Phosphor Icons Vue v3 Port
| 3 minute read
I recently had the opportunity to use the beautiful Phosphor Icons in a personal project1 written in the recently-released version 3 of Vue.js. Phosphor offers a Vue plugin for using the icons in component form, but unfortunately at the time it only supported Vue v2 which is largely incompatible with Vue v3. Initially I just directly used the SVG versions of the icons, but it quickly became tedious enough that I desperately missed the components.
Finally fed up, but not wanting to throw such a huge request at a single-man project, I reached out to Phosphor maintainer Tobias Fried for permission to port the plugin to Vue v3. He was enthusiastic, so I set aside a few days to port it over. It was quite the learning experience, and fun in the hair-pulling, problem-solving kind of way.
You can find the result of my efforts on GitHub, or on NPM under the @next
tag.

Image credit: Phosphor Icons, designed by Helena Zhang and built by Toby Fried
Quick Postmortem
This ended up being a larger undertaking than initially planned. While the actual API changes between Vue v2 and v3 were relatively straightforward to accommodate, the build tooling requirements also changed between major releases. It took less than two hours to port most of the library code, but getting type generation and Rollup up-to-snuff took the better part of a week.

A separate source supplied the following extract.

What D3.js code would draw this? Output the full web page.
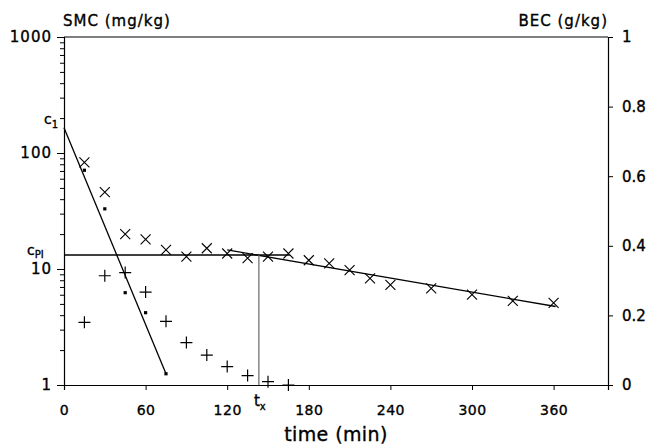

In particular a lot of problems came from the “magic” of the Vue ecosystem, which leverages a dedicated CLI and pluggable config to make a lot of things “just work”. Unfortunately that doesn’t include support for building standalone, bundled libraries that can be consumed by other Vue applications. Once you’re forced to dive directly into Webpack (or in this case Rollup) you lose all of the conveniences and have to tap into each part of the build process manually. Since it’s not normally something users have to deal with, documentation is sparse, to put it kindly. In fact the closest thing to helpful documentation I found on the build process was an un-documented, comment-less GitHub repo from someone else who had struggled through the same process.
At risk of sounding like an DIY-OS-from-scratch advocate (i.e. Richard Stallman), I do feel it’s important to understand the full build process of your projects. When you’re building it from the ground up that’s pretty easy—I’ve manually set up a Webpack build for Vue v2 before—but as soon as you have to fix a “magic” build system it becomes a massive undertaking.